REQUIREMENT:
Extract each line bearing the word "this".

EXTRACTED MATERIAL:
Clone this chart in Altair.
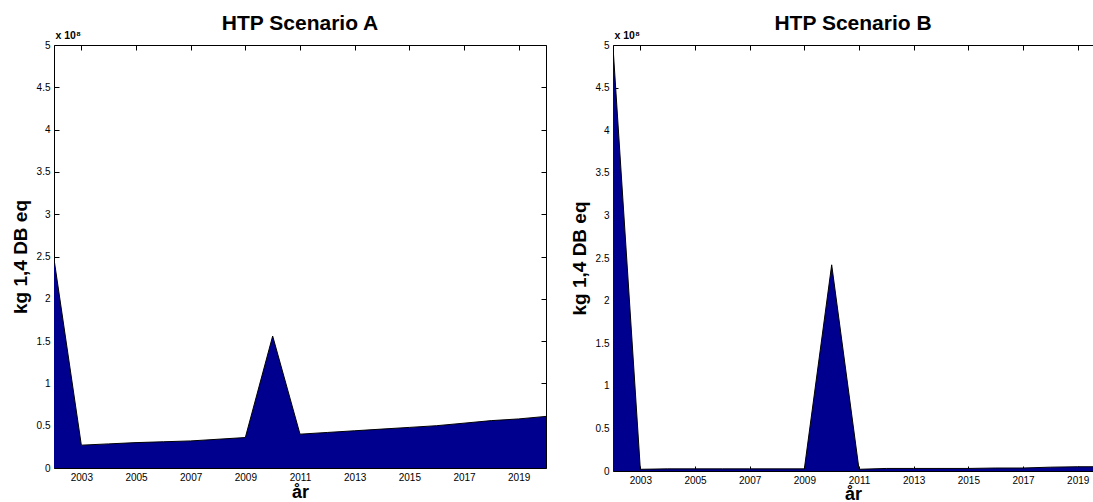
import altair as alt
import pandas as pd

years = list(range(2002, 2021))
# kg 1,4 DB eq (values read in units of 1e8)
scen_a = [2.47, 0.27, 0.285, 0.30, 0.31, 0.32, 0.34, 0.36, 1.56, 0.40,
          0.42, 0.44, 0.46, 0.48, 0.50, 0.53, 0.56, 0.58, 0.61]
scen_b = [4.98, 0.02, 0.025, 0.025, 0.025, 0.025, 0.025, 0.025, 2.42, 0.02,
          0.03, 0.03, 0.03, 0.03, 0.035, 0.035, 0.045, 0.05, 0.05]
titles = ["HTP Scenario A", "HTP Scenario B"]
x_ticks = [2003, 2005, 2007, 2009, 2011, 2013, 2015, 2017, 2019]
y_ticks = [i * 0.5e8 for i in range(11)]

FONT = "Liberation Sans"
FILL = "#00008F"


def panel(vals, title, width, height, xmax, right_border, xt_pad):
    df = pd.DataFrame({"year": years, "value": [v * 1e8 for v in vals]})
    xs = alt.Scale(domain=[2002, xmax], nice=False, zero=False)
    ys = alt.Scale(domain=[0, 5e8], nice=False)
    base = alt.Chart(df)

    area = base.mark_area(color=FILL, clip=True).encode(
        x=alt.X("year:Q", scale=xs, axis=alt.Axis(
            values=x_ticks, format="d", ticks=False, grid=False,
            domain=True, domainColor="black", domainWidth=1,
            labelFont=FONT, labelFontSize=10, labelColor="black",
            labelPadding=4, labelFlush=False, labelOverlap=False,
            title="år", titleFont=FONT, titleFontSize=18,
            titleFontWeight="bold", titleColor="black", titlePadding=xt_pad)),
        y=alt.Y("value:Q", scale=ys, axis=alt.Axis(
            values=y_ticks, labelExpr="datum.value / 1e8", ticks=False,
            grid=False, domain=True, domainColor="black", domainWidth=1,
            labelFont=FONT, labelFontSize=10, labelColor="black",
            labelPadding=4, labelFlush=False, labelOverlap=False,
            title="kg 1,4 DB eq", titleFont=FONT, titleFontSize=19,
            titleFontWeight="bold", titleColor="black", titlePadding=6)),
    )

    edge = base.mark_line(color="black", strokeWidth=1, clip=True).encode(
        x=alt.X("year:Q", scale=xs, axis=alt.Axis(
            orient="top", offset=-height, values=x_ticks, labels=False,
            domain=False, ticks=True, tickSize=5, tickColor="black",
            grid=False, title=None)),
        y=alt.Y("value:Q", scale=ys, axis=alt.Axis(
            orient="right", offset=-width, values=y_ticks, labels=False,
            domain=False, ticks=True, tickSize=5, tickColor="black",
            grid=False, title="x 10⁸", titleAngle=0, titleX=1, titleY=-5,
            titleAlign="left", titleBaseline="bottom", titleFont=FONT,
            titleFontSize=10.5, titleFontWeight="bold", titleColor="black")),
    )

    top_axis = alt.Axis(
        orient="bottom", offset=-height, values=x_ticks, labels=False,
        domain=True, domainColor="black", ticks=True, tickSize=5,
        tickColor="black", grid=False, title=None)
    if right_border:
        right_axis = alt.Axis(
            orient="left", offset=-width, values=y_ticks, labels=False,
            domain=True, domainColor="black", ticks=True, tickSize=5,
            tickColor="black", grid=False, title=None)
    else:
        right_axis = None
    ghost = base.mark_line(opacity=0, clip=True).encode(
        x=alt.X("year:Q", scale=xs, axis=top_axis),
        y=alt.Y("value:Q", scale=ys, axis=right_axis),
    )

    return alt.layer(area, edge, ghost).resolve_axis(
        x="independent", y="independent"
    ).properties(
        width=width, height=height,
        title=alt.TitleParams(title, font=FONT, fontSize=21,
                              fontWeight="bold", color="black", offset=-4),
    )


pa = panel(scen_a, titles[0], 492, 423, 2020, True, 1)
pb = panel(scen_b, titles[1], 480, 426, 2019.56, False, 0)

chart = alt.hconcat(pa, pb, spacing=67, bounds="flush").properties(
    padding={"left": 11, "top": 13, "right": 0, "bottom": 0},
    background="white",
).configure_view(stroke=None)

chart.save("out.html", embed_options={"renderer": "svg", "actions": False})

* * *

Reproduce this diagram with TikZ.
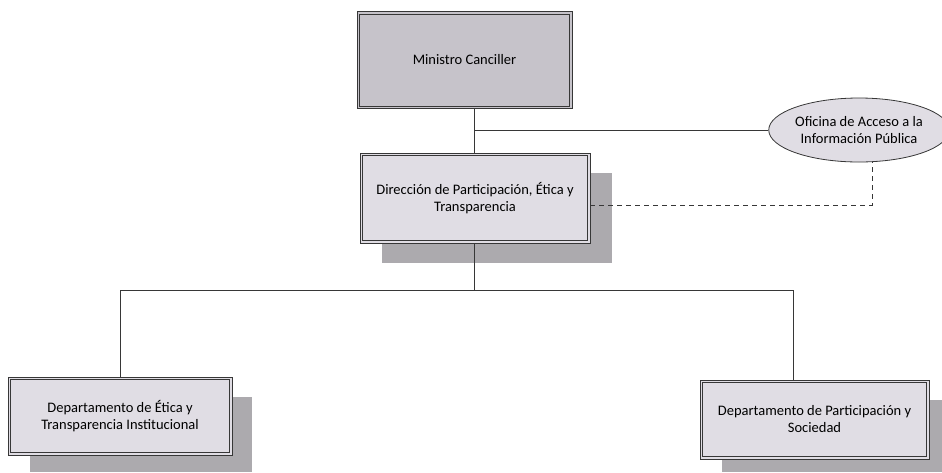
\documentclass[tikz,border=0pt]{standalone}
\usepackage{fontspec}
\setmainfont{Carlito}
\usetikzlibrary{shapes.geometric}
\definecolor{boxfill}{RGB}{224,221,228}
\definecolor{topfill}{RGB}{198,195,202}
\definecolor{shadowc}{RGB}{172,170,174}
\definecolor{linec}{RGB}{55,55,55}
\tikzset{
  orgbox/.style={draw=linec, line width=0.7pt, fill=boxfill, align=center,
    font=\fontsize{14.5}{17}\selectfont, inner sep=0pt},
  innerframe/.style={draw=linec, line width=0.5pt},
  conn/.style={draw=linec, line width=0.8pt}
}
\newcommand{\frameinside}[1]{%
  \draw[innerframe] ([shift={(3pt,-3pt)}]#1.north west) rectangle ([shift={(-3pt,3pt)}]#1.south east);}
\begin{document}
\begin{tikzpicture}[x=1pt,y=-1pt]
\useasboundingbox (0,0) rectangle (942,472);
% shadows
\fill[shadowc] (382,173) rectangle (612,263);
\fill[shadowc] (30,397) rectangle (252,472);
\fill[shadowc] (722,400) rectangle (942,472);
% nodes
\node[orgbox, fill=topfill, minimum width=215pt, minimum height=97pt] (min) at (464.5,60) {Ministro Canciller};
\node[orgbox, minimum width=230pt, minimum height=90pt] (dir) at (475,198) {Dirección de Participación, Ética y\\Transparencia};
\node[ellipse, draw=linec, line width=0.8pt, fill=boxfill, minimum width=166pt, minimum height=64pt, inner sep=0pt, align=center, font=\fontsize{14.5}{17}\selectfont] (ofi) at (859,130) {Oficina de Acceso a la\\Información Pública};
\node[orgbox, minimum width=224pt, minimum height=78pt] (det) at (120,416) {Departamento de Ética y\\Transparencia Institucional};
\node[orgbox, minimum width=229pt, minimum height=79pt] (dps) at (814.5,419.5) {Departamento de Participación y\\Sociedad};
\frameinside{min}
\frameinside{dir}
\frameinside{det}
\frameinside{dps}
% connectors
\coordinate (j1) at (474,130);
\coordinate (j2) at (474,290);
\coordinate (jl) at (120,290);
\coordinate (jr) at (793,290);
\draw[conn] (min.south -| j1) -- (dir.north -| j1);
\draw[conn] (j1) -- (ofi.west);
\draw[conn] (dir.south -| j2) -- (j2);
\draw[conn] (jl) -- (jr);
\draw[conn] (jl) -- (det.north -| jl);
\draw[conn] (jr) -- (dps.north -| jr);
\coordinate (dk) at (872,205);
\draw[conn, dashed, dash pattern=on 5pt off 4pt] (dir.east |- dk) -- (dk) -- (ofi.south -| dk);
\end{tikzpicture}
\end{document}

EXERCISE RESPONSE:
Clone this chart in Altair.
Reproduce this diagram with TikZ.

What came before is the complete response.